STATED GOAL:
Locate all lines with the word "script" and copy them out.
::: SOURCE RECORDS
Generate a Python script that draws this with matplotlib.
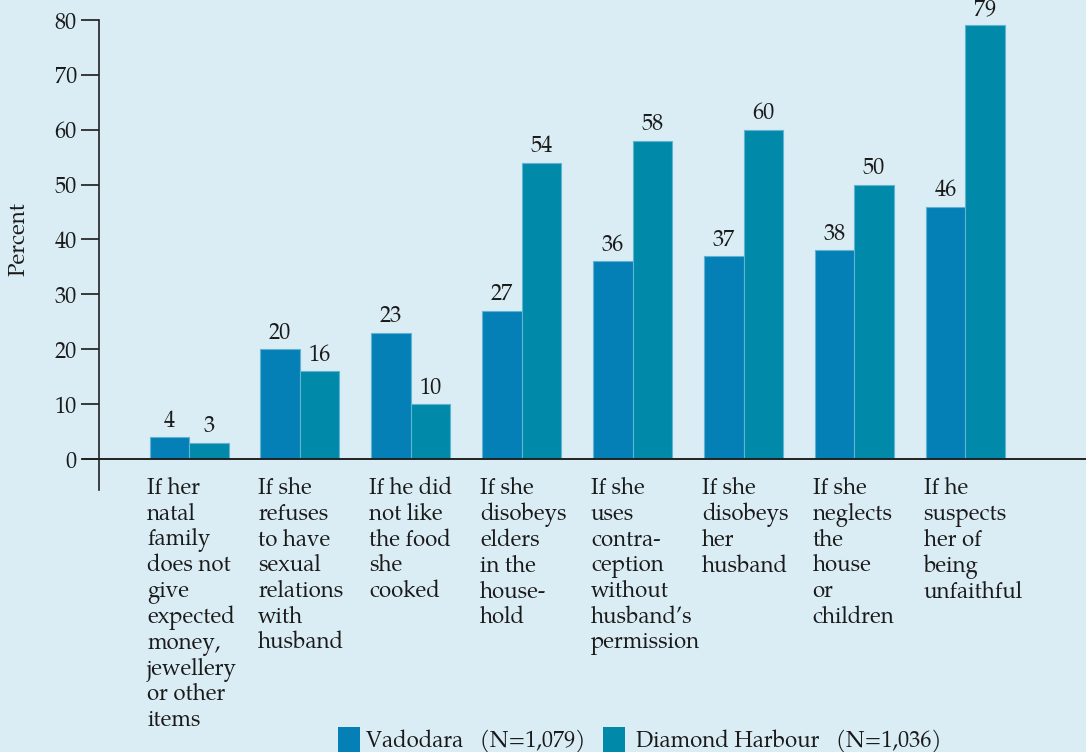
::::::
::: SOURCE RECORDS
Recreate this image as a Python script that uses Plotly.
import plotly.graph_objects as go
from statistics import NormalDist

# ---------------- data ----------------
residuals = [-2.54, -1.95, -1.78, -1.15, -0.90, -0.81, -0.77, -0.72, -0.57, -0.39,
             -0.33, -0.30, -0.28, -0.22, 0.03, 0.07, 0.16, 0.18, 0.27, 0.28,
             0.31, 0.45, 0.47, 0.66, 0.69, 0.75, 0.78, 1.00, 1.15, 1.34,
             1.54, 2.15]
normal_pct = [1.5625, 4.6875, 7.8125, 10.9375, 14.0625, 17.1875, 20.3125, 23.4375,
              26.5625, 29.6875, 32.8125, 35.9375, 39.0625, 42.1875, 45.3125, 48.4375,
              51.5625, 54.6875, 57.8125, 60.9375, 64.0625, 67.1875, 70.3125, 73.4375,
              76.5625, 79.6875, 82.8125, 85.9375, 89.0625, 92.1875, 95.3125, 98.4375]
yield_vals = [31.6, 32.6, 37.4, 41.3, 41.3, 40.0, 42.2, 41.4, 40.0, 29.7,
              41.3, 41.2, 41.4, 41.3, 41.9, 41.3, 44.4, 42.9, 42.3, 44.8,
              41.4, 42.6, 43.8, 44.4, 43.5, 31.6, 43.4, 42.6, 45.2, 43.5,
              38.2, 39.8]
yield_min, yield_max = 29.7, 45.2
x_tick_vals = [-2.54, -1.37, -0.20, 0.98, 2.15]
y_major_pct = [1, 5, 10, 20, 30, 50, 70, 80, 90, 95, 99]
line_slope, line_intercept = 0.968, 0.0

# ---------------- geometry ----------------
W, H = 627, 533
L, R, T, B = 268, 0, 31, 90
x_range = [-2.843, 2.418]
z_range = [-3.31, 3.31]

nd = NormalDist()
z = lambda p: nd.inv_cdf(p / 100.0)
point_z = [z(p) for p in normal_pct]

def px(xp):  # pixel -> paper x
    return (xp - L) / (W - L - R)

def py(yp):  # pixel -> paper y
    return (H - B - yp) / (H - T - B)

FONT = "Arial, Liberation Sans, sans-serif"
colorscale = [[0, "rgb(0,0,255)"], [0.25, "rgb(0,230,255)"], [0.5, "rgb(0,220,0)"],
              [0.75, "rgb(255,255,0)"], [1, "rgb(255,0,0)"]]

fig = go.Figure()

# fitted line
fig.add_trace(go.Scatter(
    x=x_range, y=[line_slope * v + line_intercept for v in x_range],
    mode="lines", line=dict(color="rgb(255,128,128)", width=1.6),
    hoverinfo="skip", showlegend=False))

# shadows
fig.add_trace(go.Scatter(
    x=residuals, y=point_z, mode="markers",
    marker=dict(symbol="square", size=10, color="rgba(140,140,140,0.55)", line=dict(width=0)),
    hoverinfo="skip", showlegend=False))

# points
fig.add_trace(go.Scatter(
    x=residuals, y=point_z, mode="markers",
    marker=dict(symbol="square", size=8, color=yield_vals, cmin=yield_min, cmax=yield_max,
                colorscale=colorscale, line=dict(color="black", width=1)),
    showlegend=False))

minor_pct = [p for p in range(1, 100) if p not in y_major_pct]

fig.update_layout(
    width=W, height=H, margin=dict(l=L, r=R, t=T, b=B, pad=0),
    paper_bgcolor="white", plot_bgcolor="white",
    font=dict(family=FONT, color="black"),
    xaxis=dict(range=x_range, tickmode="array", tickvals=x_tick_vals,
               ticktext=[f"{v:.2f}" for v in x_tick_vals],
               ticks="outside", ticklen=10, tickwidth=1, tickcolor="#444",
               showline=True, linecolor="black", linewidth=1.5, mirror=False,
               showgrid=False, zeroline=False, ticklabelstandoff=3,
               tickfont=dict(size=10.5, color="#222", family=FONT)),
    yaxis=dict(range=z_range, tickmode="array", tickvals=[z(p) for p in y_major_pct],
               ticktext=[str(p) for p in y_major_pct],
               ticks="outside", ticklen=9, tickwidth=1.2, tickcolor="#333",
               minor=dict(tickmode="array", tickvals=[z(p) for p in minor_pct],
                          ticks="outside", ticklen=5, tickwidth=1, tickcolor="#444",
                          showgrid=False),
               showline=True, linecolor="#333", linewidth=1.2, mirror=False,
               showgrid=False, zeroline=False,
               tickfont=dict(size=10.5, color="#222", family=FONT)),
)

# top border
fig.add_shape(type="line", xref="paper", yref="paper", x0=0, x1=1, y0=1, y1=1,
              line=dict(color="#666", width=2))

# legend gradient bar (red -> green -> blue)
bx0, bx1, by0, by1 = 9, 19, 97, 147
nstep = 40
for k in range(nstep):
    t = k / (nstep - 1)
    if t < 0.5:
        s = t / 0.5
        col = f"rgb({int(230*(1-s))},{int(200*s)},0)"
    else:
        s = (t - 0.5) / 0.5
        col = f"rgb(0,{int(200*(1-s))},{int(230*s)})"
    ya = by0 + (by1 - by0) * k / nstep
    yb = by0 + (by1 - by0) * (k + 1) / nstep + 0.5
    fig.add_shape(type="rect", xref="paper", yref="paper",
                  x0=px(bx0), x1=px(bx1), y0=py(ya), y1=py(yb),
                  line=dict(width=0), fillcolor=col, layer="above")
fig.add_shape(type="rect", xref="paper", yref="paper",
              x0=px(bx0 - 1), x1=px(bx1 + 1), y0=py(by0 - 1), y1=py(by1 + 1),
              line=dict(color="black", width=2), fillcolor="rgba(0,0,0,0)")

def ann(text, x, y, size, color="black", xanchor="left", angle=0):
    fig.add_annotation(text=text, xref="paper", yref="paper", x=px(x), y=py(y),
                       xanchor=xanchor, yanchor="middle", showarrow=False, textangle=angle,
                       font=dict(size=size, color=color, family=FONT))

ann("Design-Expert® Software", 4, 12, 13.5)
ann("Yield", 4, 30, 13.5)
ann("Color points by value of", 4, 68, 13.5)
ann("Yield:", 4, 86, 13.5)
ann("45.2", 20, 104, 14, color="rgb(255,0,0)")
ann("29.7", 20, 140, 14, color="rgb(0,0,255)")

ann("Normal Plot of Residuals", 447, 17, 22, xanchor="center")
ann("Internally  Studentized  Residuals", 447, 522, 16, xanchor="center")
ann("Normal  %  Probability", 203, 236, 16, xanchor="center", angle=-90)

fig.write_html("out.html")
::::::
THE RESPONSE:
Generate a Python script that draws this with matplotlib.
Recreate this image as a Python script that uses Plotly.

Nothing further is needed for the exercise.